= Abraham Conat =

Italian Jewish printer and physician

Abraham ben Solomon Conat (flourished at Mantua in the second half of the 15th century) was an Italian Jewish printer, Talmudist, and physician.

He obtained the title of ḥaber (associate of a rabbi) for his learning, but displayed it chiefly in the choice of works selected by him for printing, which art he and his wife Estellina expressly learned. He embarked upon the business of printing at Mantua in 1476, and became celebrated as one of the earliest printers of Hebrew books in Europe, producing the third to the tenth of Hebrew incunabula as recorded by Giovanni Bernardo De Rossi.

In 1475 he established a printing-office at Mantua, from which he issued:

- Tur Orah Hayyim, by R. Jacob ben Asher (1476)
- Tur Yoreh De'ah, by the same author, only one-third of which, however, was printed by him, the rest being executed at Ferrara
- Behinat Olam, by Jedaiah Bedersi, in which Conat was assisted by his wife Estellina and Jacob Levi of Tarascon
- The commentary on the Pentateuch by Levi ben Gershon (Ralbag)
- Luhot, astronomical tables giving the length of day at different times of the year, by Mordecai Finzi
- Sefer Yosippon, the pseudo-Josephus or Gorionides
- Eldad ha-Dani
- Nofet Zufim, the rhetoric of Messer Leon (Judah). This was the first book published featuring the work of a living Jewish author.

All these books were printed between 1476 and 1480, when the business was suspended on account of the rivalry of Abraham ben Ḥayyim at Ferrara.

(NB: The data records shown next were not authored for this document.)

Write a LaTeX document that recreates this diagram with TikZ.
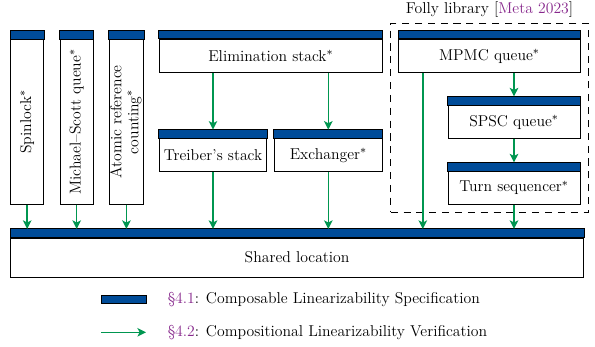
\documentclass[tikz,border=0pt]{standalone}
\usetikzlibrary{positioning,arrows.meta}
\definecolor{specblue}{RGB}{0,76,153}
\definecolor{verifgreen}{RGB}{0,150,80}
\definecolor{citepurple}{RGB}{135,40,140}
\begin{document}
\begin{tikzpicture}[x=0.7pt,y=-0.7pt,line width=0.7pt,font=\fontsize{11}{12}\selectfont]
            %
            % `comp' is a component box (white part only, the bar goes on top).
            % `tall' is used for the three upright boxes on the left.
            % `specbar' is the blue specification bar.
            % `verif' is used for the green verification arrows.
            % `folly' is used for the dashed library frame.
            \tikzstyle{comp} = [draw,fill=white,inner sep=0pt,align=center,minimum height=23.1pt]
            \tikzstyle{tall} = [comp,minimum width=23.1pt,minimum height=115.2pt]
            \tikzstyle{specbar} = [draw,fill=specblue]
            \tikzstyle{verif} = [verifgreen,line width=1pt,-{Stealth[length=6pt,width=6pt,inset=1.5pt]}]
            \tikzstyle{folly} = [draw,line width=0.6pt,dash pattern=on 5pt off 4pt,minimum width=138.3pt,minimum height=132.3pt,inner sep=0pt]
            \useasboundingbox (0,0) rectangle (595,347);
            %
            % Folly frame
            \node[folly] (folly) at (489.5,117.8) {};
            \node[above=0pt of folly] (follytitle) {Folly library [\textcolor{citepurple}{Meta 2023}]};
            %
            % Components
            \node[tall] (spin) at (27.2,121.8) {\rotatebox{90}{Spinlock$^*$}};
            \node[tall] (msq) at (76.7,121.8) {\rotatebox{90}{Michael--Scott queue$^*$}};
            \node[tall] (arc) at (126.4,121.8) {\rotatebox{90}{\begin{tabular}{@{}c@{}}Atomic reference\\counting$^*$\end{tabular}}};
            \node[comp,minimum width=156.1pt] (elim) at (270.8,56) {Elimination stack$^*$};
            \node[comp,minimum width=75.2pt] (treiber) at (213,155.2) {Treiber's stack};
            \node[comp,minimum width=75.6pt] (exch) at (328.3,155.2) {Exchanger$^*$};
            \node[comp,minimum width=126.9pt] (mpmc) at (489.4,56) {MPMC queue$^*$};
            \node[comp,minimum width=92.4pt] (spsc) at (514,122) {SPSC queue$^*$};
            \node[comp,minimum width=92.4pt] (turn) at (514,188) {Turn sequencer$^*$};
            \node[comp,minimum width=401pt,minimum height=27.3pt] (shared) at (297.1,257.5) {Shared location};
            %
            % Spec bars
            \foreach \n in {spin,msq,arc,elim,treiber,exch,mpmc,spsc,turn,shared}
                \draw[specbar] (\n.north west) rectangle ([yshift=6pt]\n.north east);
            %
            % Arrows
            \coordinate (sharedtop) at ([yshift=6pt]shared.north);
            \coordinate (mpmcout) at ([xshift=17.2pt]mpmc.south west);
            \foreach \n in {spin,msq,arc,treiber,exch,turn,mpmcout}
                \draw[verif] (\n.south) -- (\n.south |- sharedtop);
            \draw[verif] (treiber.north |- elim.south) -- ([yshift=6pt]treiber.north);
            \draw[verif] (exch.north |- elim.south) -- ([yshift=6pt]exch.north);
            \draw[verif] (spsc.north |- mpmc.south) -- ([yshift=6pt]spsc.north);
            \draw[verif] (spsc.south) -- ([yshift=6pt]turn.north);
            %
            % Legend
            \node[specbar,minimum width=31.5pt,minimum height=5.8pt,inner sep=0pt] (legspec) at (123.5,299.2) {};
            \node[anchor=west] (legspectext) at (162.5,299.5) {\textcolor{citepurple}{\S4.1}: Composable Linearizability Specification};
            \coordinate (legfrom) at (101,332.3);
            \coordinate (legto) at (146,332.3);
            \draw[verif] (legfrom) -- (legto);
            \node[anchor=west] (legveriftext) at (162.5,332.5) {\textcolor{citepurple}{\S4.2}: Compositional Linearizability Verification};
        \end{tikzpicture}
\end{document}
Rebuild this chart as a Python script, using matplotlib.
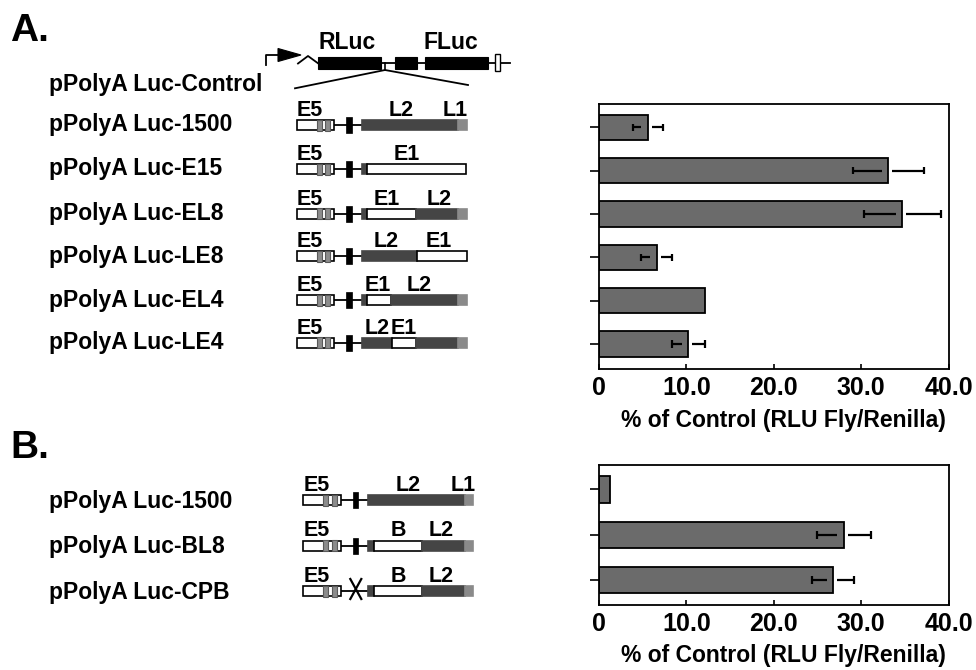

Abraham Conat was proud of his work; he used to accompany his name in the colophons by the words "Who writes with many pens without the help of miracles, for the spread of the Torah in Israel." He was especially delighted that four pages could be printed at one time on a large sheet, and that he could produce two thousand pages every day. His type was of such a shape that his editions are often taken for manuscripts.